AIM OF THE EXERCISE.
Please transcribe the records precisely; pictures stay out of your copy.

MATERIAL TO PROCESS.
-- start --
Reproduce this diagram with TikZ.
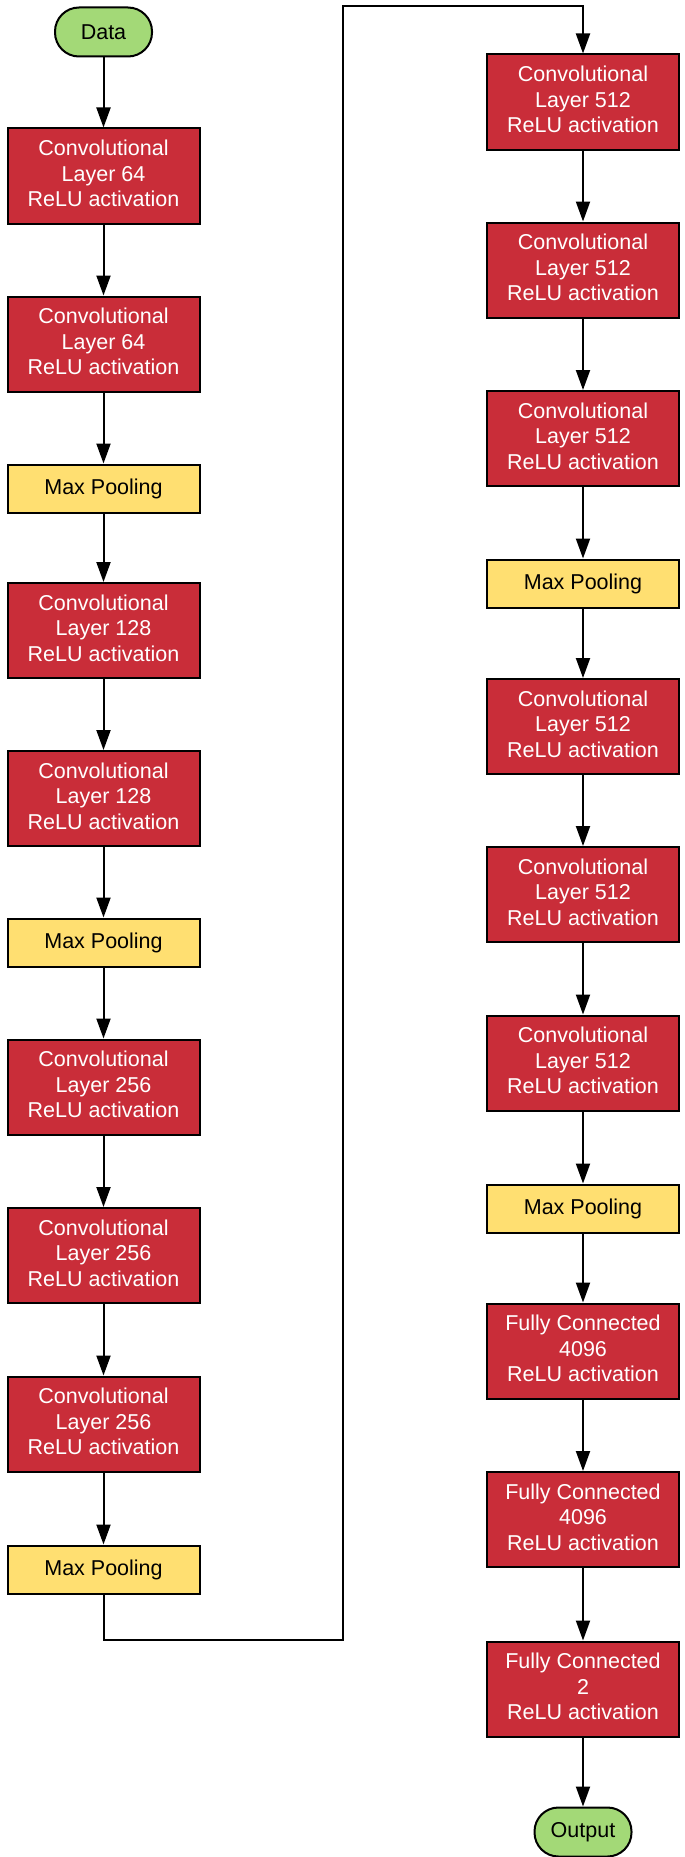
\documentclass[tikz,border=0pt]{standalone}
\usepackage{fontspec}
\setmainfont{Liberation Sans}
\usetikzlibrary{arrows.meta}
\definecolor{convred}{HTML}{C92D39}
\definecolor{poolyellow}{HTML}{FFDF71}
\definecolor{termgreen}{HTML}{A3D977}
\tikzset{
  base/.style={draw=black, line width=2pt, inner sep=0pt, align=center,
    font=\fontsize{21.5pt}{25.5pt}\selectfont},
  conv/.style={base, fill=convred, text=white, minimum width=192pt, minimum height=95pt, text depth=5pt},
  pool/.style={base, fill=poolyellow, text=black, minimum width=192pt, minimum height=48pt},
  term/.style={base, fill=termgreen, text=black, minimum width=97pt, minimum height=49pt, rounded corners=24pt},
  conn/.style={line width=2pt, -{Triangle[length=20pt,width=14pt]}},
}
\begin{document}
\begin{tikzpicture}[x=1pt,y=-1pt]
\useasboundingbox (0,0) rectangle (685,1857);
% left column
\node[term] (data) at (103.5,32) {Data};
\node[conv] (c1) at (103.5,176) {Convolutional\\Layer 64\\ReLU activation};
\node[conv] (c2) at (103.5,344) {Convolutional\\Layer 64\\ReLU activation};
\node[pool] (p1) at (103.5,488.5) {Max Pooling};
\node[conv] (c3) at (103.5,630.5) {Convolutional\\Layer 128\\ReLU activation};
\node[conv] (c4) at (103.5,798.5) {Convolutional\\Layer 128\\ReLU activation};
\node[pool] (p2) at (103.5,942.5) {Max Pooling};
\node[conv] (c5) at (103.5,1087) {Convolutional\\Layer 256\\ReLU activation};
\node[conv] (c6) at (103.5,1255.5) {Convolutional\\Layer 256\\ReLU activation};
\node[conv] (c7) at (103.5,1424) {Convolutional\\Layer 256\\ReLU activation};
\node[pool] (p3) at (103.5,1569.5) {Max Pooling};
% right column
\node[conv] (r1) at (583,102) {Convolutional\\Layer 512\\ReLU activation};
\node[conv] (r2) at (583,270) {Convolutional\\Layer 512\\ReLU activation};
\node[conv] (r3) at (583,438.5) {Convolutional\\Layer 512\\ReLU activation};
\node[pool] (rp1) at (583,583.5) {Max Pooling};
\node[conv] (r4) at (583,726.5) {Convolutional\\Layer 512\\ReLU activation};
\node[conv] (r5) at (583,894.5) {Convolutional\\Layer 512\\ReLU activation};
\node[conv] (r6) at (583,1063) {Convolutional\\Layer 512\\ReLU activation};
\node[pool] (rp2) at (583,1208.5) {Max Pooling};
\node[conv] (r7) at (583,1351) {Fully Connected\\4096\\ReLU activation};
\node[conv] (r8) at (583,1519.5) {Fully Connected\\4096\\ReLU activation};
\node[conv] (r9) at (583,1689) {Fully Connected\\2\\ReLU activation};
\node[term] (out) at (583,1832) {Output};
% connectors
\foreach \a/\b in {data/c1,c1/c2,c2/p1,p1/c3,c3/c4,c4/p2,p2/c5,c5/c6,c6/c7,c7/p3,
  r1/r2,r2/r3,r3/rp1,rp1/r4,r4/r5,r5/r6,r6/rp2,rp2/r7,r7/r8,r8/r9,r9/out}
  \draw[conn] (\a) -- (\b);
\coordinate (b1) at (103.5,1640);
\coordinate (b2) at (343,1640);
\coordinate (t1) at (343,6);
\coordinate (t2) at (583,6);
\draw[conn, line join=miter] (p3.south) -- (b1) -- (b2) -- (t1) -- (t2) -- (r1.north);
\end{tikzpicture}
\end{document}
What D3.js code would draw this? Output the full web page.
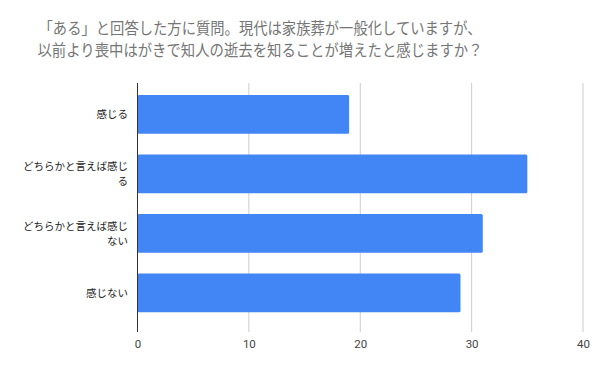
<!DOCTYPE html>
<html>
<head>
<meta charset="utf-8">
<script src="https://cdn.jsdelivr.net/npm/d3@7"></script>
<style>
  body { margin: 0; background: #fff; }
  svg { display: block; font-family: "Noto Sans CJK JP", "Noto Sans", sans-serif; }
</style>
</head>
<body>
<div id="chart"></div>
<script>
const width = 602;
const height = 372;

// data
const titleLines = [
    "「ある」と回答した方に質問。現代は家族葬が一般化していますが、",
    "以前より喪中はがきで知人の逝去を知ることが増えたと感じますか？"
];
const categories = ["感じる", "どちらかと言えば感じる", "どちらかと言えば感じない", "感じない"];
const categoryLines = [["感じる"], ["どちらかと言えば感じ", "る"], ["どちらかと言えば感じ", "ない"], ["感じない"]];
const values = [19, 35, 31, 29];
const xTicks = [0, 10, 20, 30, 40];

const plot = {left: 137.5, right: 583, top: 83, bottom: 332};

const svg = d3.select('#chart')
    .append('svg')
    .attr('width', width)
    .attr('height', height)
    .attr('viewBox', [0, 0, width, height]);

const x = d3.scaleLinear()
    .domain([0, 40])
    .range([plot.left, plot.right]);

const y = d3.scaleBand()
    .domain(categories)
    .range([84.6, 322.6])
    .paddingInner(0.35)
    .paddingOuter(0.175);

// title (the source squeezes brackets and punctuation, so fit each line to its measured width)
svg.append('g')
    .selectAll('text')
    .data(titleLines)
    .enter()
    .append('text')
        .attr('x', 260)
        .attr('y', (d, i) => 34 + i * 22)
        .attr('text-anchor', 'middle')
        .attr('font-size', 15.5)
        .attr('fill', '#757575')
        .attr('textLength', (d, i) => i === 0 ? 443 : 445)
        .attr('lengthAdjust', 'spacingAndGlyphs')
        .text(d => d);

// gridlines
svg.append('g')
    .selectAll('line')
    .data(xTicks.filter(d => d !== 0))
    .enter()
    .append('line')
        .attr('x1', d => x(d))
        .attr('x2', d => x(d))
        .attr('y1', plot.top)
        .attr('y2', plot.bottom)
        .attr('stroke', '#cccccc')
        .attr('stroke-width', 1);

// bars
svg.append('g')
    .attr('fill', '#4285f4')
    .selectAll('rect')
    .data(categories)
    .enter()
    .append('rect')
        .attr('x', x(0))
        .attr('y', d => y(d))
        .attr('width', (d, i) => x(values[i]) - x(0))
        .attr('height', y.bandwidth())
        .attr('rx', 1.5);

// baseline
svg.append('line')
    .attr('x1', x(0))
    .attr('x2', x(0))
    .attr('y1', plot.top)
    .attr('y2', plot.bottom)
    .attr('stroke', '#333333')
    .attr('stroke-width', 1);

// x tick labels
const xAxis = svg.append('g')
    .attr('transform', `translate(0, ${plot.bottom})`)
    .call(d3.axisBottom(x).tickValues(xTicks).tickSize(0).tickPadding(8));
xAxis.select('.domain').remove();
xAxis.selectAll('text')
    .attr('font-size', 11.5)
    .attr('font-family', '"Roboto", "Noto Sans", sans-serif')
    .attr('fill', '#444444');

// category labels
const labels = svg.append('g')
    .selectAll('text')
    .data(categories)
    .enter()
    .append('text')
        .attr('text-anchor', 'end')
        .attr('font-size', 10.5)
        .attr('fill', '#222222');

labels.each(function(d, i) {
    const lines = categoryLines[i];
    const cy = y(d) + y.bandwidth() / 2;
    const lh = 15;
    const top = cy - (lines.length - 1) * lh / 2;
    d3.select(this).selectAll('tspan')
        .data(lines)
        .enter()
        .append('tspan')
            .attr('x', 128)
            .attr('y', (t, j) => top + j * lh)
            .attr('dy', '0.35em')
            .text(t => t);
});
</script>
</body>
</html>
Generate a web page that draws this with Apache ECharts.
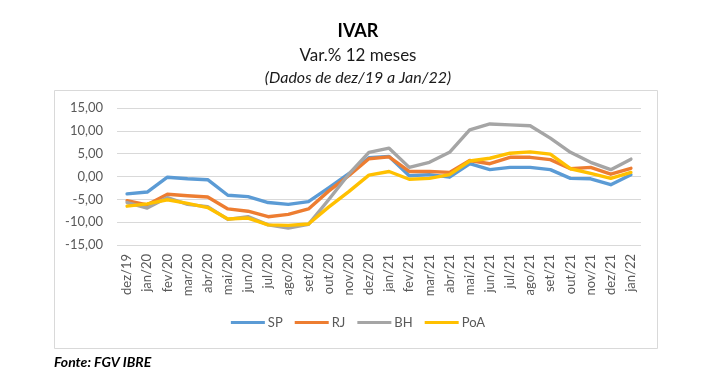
-- end --
RESPONSE TO THE TASK.
Reproduce this diagram with TikZ.
\documentclass[tikz,border=0pt]{standalone}
\usepackage{fontspec}
\setmainfont{Liberation Sans}
\usetikzlibrary{arrows.meta}
\definecolor{convred}{HTML}{C92D39}
\definecolor{poolyellow}{HTML}{FFDF71}
\definecolor{termgreen}{HTML}{A3D977}
\tikzset{
  base/.style={draw=black, line width=2pt, inner sep=0pt, align=center,
    font=\fontsize{21.5pt}{25.5pt}\selectfont},
  conv/.style={base, fill=convred, text=white, minimum width=192pt, minimum height=95pt, text depth=5pt},
  pool/.style={base, fill=poolyellow, text=black, minimum width=192pt, minimum height=48pt},
  term/.style={base, fill=termgreen, text=black, minimum width=97pt, minimum height=49pt, rounded corners=24pt},
  conn/.style={line width=2pt, -{Triangle[length=20pt,width=14pt]}},
}
\begin{document}
\begin{tikzpicture}[x=1pt,y=-1pt]
\useasboundingbox (0,0) rectangle (685,1857);
% left column
\node[term] (data) at (103.5,32) {Data};
\node[conv] (c1) at (103.5,176) {Convolutional\\Layer 64\\ReLU activation};
\node[conv] (c2) at (103.5,344) {Convolutional\\Layer 64\\ReLU activation};
\node[pool] (p1) at (103.5,488.5) {Max Pooling};
\node[conv] (c3) at (103.5,630.5) {Convolutional\\Layer 128\\ReLU activation};
\node[conv] (c4) at (103.5,798.5) {Convolutional\\Layer 128\\ReLU activation};
\node[pool] (p2) at (103.5,942.5) {Max Pooling};
\node[conv] (c5) at (103.5,1087) {Convolutional\\Layer 256\\ReLU activation};
\node[conv] (c6) at (103.5,1255.5) {Convolutional\\Layer 256\\ReLU activation};
\node[conv] (c7) at (103.5,1424) {Convolutional\\Layer 256\\ReLU activation};
\node[pool] (p3) at (103.5,1569.5) {Max Pooling};
% right column
\node[conv] (r1) at (583,102) {Convolutional\\Layer 512\\ReLU activation};
\node[conv] (r2) at (583,270) {Convolutional\\Layer 512\\ReLU activation};
\node[conv] (r3) at (583,438.5) {Convolutional\\Layer 512\\ReLU activation};
\node[pool] (rp1) at (583,583.5) {Max Pooling};
\node[conv] (r4) at (583,726.5) {Convolutional\\Layer 512\\ReLU activation};
\node[conv] (r5) at (583,894.5) {Convolutional\\Layer 512\\ReLU activation};
\node[conv] (r6) at (583,1063) {Convolutional\\Layer 512\\ReLU activation};
\node[pool] (rp2) at (583,1208.5) {Max Pooling};
\node[conv] (r7) at (583,1351) {Fully Connected\\4096\\ReLU activation};
\node[conv] (r8) at (583,1519.5) {Fully Connected\\4096\\ReLU activation};
\node[conv] (r9) at (583,1689) {Fully Connected\\2\\ReLU activation};
\node[term] (out) at (583,1832) {Output};
% connectors
\foreach \a/\b in {data/c1,c1/c2,c2/p1,p1/c3,c3/c4,c4/p2,p2/c5,c5/c6,c6/c7,c7/p3,
  r1/r2,r2/r3,r3/rp1,rp1/r4,r4/r5,r5/r6,r6/rp2,rp2/r7,r7/r8,r8/r9,r9/out}
  \draw[conn] (\a) -- (\b);
\coordinate (b1) at (103.5,1640);
\coordinate (b2) at (343,1640);
\coordinate (t1) at (343,6);
\coordinate (t2) at (583,6);
\draw[conn, line join=miter] (p3.south) -- (b1) -- (b2) -- (t1) -- (t2) -- (r1.north);
\end{tikzpicture}
\end{document}
What D3.js code would draw this? Output the full web page.
<!DOCTYPE html>
<html>
<head>
<meta charset="utf-8">
<script src="https://cdn.jsdelivr.net/npm/d3@7"></script>
<style>
  body { margin: 0; background: #fff; }
  svg { display: block; font-family: "Noto Sans CJK JP", "Noto Sans", sans-serif; }
</style>
</head>
<body>
<div id="chart"></div>
<script>
const width = 602;
const height = 372;

// data
const titleLines = [
    "「ある」と回答した方に質問。現代は家族葬が一般化していますが、",
    "以前より喪中はがきで知人の逝去を知ることが増えたと感じますか？"
];
const categories = ["感じる", "どちらかと言えば感じる", "どちらかと言えば感じない", "感じない"];
const categoryLines = [["感じる"], ["どちらかと言えば感じ", "る"], ["どちらかと言えば感じ", "ない"], ["感じない"]];
const values = [19, 35, 31, 29];
const xTicks = [0, 10, 20, 30, 40];

const plot = {left: 137.5, right: 583, top: 83, bottom: 332};

const svg = d3.select('#chart')
    .append('svg')
    .attr('width', width)
    .attr('height', height)
    .attr('viewBox', [0, 0, width, height]);

const x = d3.scaleLinear()
    .domain([0, 40])
    .range([plot.left, plot.right]);

const y = d3.scaleBand()
    .domain(categories)
    .range([84.6, 322.6])
    .paddingInner(0.35)
    .paddingOuter(0.175);

// title (the source squeezes brackets and punctuation, so fit each line to its measured width)
svg.append('g')
    .selectAll('text')
    .data(titleLines)
    .enter()
    .append('text')
        .attr('x', 260)
        .attr('y', (d, i) => 34 + i * 22)
        .attr('text-anchor', 'middle')
        .attr('font-size', 15.5)
        .attr('fill', '#757575')
        .attr('textLength', (d, i) => i === 0 ? 443 : 445)
        .attr('lengthAdjust', 'spacingAndGlyphs')
        .text(d => d);

// gridlines
svg.append('g')
    .selectAll('line')
    .data(xTicks.filter(d => d !== 0))
    .enter()
    .append('line')
        .attr('x1', d => x(d))
        .attr('x2', d => x(d))
        .attr('y1', plot.top)
        .attr('y2', plot.bottom)
        .attr('stroke', '#cccccc')
        .attr('stroke-width', 1);

// bars
svg.append('g')
    .attr('fill', '#4285f4')
    .selectAll('rect')
    .data(categories)
    .enter()
    .append('rect')
        .attr('x', x(0))
        .attr('y', d => y(d))
        .attr('width', (d, i) => x(values[i]) - x(0))
        .attr('height', y.bandwidth())
        .attr('rx', 1.5);

// baseline
svg.append('line')
    .attr('x1', x(0))
    .attr('x2', x(0))
    .attr('y1', plot.top)
    .attr('y2', plot.bottom)
    .attr('stroke', '#333333')
    .attr('stroke-width', 1);

// x tick labels
const xAxis = svg.append('g')
    .attr('transform', `translate(0, ${plot.bottom})`)
    .call(d3.axisBottom(x).tickValues(xTicks).tickSize(0).tickPadding(8));
xAxis.select('.domain').remove();
xAxis.selectAll('text')
    .attr('font-size', 11.5)
    .attr('font-family', '"Roboto", "Noto Sans", sans-serif')
    .attr('fill', '#444444');

// category labels
const labels = svg.append('g')
    .selectAll('text')
    .data(categories)
    .enter()
    .append('text')
        .attr('text-anchor', 'end')
        .attr('font-size', 10.5)
        .attr('fill', '#222222');

labels.each(function(d, i) {
    const lines = categoryLines[i];
    const cy = y(d) + y.bandwidth() / 2;
    const lh = 15;
    const top = cy - (lines.length - 1) * lh / 2;
    d3.select(this).selectAll('tspan')
        .data(lines)
        .enter()
        .append('tspan')
            .attr('x', 128)
            .attr('y', (t, j) => top + j * lh)
            .attr('dy', '0.35em')
            .text(t => t);
});
</script>
</body>
</html>
Generate a web page that draws this with Apache ECharts.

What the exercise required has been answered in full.